Strategic Intention #2: Achieve solid absolute investment returns despite market conditions.

2006 prove how investment income is growingly important to our financial health. Throughout the year, our portfolio achieved a pre-tax appreciation of appreciated by $77,000 on an average portfolio size of $550,000. Now that we expect our portfolio to swell to over $900,000 by the end of 2007, and over a million in 2008, we will count on steady investment income to provide an even higher percentage of our income.

2007 Goal #2: Achieve average before-tax investment return of 8% in 2007.

We do have modest expectations for 2007: a before-tax return of 8% should be a reasonable target without introducing too much tisk-taking in our portfolio management.
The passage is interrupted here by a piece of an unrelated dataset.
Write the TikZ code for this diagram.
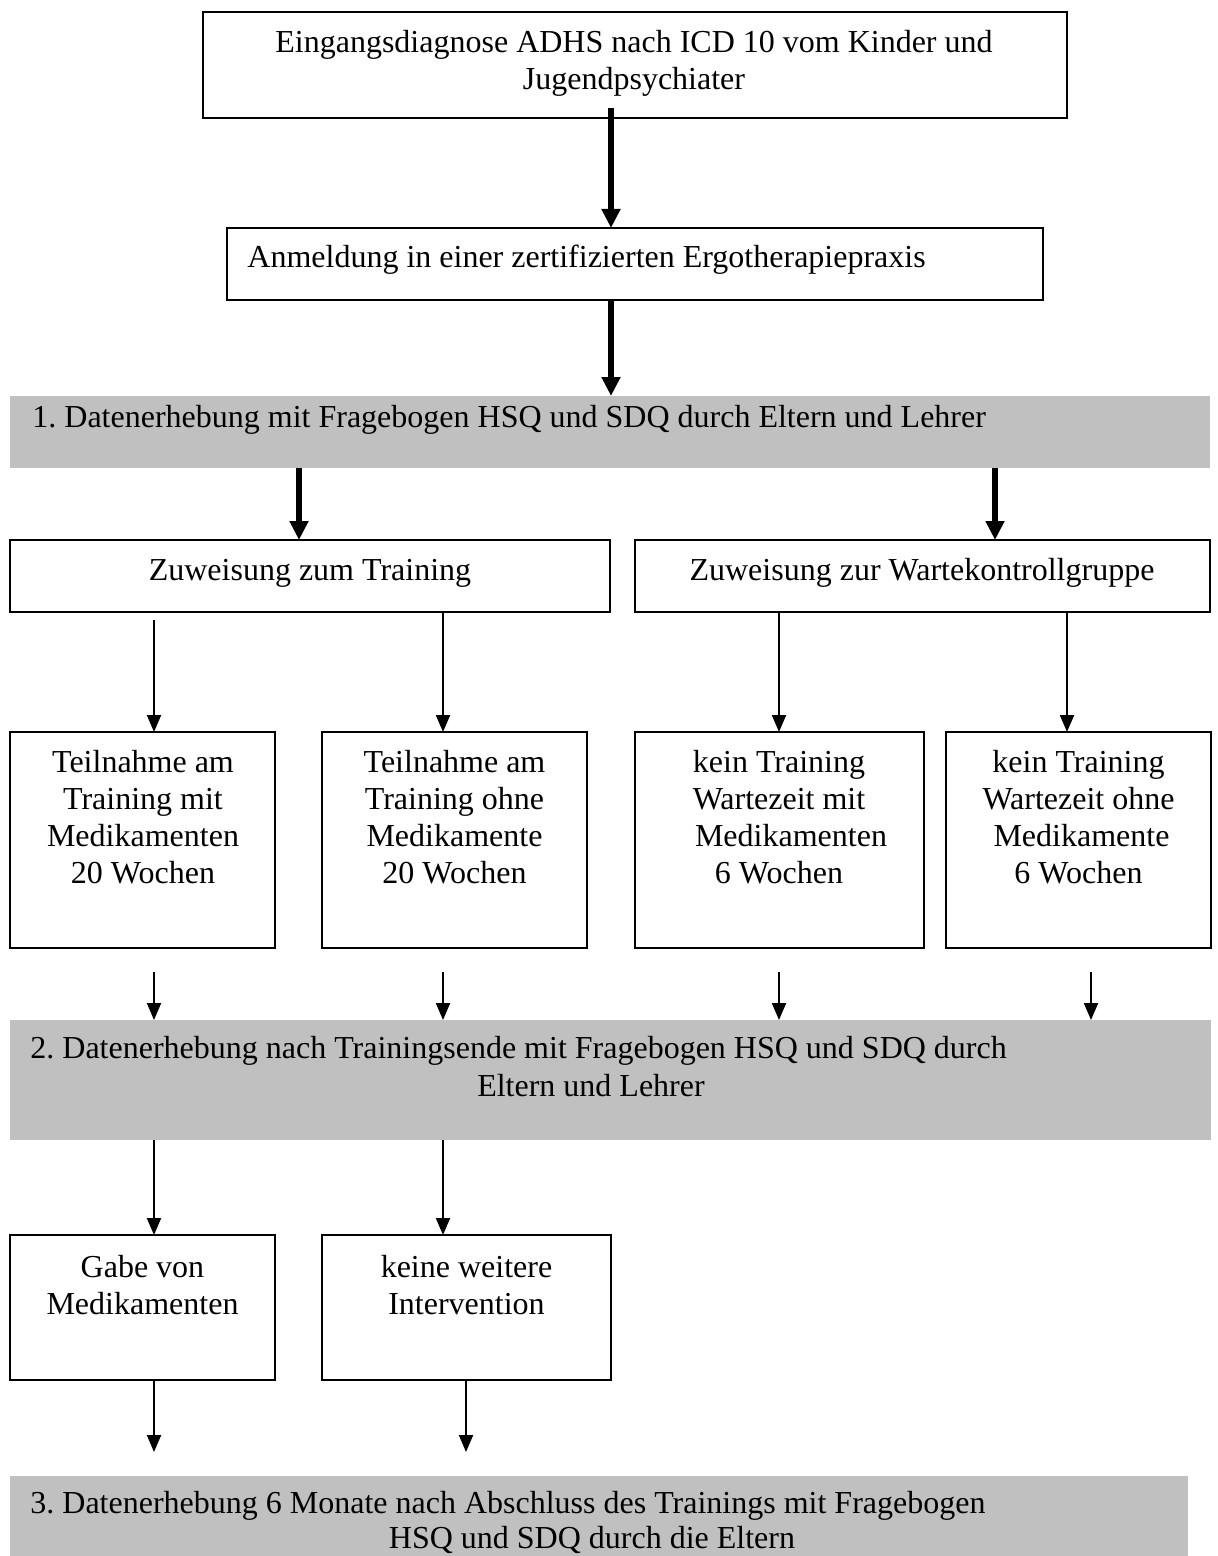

Considering an average portfolio size of $800,000 in 2007, we are looking at about $64,000 investment income, and every percentage of extra investment return will mean $8,000 to us. We plan to achieve this through a combination of mutual fund investing and individual stock picking.


Strategic Intention #3: Continue to grow business income and prove the stability of such income.

In the next few years, our income will have three pillars: job income from my highly-paid assignment, investment income from our growing portfolio, and business income from our sideline business. In terms of business income, our annual booking of $70,000 in 2006 covered over 85% of our annual living expenses. As part of our grand plan of financial independence, we do need business income to cover even a larger portion of our expenses, and more, so one day I can pursue other personal interests with a huge safety net.

2007 Goal #3: Receive $80,000 from non-job earned income in 2007.

We expect to grow the profit of our family business by another 15%. This will likely to be achieved through developing more income streams, implementing pricing adjustments, and investing more time to build the fundamentals of the business. We are in a volatile and risky industry, so risk mitigation and diversification are also part of the plan.

This Post Has Received 5 Comments. Share Your Opinions Too.


SAM Commented on December 31, 2006

I think that the U.S. markets will have an average growth of about 7%-8% next year. If your plan is to be right around the avg. perhaps index funds with tax advantages are better suited. Of course, for your tax sheltered portfolio more aggressive funds might take you above your goals.
Good work... with that amount of $ you'll be moving the market :-)


mark Commented on December 31, 2006

So,you want to grow your net worth by 34% next year. Good luck with that.


CPA1298 Commented on January 1, 2007

Mark - MM's 34% growth includes both contributions from savings as well as portfolio growth. I have no doubt that he'll make 34% - he has an awesome job (I estimate around $250k/yr), sideline (blog) income of $70k that covers nearly all his living expenses, and he seems to be decent at investing. I would love to have the program in place that he does, so I could soon escape my middle class rat race.


joewatch Commented on January 2, 2007

Yes, 34% growth is perfectly reasonable if you are including savings. My total annual net worth increase has been 30-50% while my investment portfolio has been averaging "only" 11% over the last 5 years (not including increase in value of my primary residence).

I agree with SAM that index investing is the best way to go, but not in the traditional John Bogle way, ie put everything in the Vanguard Total Stock market index. I usually recommend something like equal portions (20%) in domestic large cap, mid cap, small cap, international and bond market indices as a reasonable portfolio.


CreditShack Commented on January 9, 2007

The WSJ reported a few days ago that many economists believe the U.S. dollar needs to fall further to help balance the U.S. trade deficit. If the dollar continues to decline, you should see a nice boost in your international investments.